Somehow, like the traffic, the work got done, things sorted themselves out.
• • •
/> The Jesuit mother church is called the Gesu, just a block from the Venezia. Claudio Nervi was waiting for me on the pavement outside. "Call me Claudio," he said, shaking my hand, after I greeted him as "Father."
He was perhaps fifty and his hair was neatly combed silver-gray. His eyes were blue, but his thin face was deeply tanned — he was handsome, in an aging-patrician way. He wore a black suit with the regulation priest's white collar, but the suit was suspiciously well cut, and I wondered if it came from a design house. He seemed poised, confident, intelligent.
"Well now — " He stretched his long arms. " — welcome to Rome. It's good to meet you, and I hope I can help you with your difficulty."
I thanked him. "Your English is good." It was, with the kind of upper-crust accent so familiar from Noël Coward films that nobody in England dares use in public nowadays.

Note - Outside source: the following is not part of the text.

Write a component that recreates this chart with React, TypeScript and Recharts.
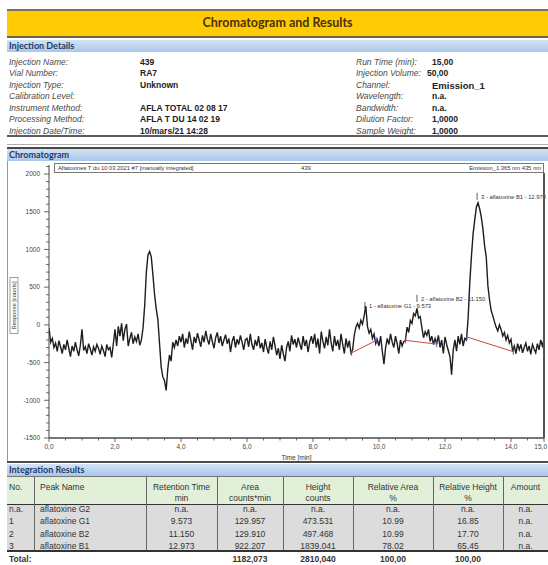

He smiled. "I spent some years studying in a seminary near Oxford. Look, are you in a rush? Would you like to see the church?..."
I followed him into the gloom of the Gesu.
A handful of worshipers, old folk, sat patiently in the pews. The church was sumptuously decorated, as many Roman churches are, with a lush Baroque painting on one wall.
But on one high side altar, a human arm was on display.
At first I couldn't quite believe my eyes. I stepped closer. On top of that altar was a reliquary, an elaborate oval casket in gold and crystal, with an angel floating beside it. And inside the casket there was indeed a human arm, intact from the elbow socket down. There were even bits of flesh, black and withered, clinging to the bones.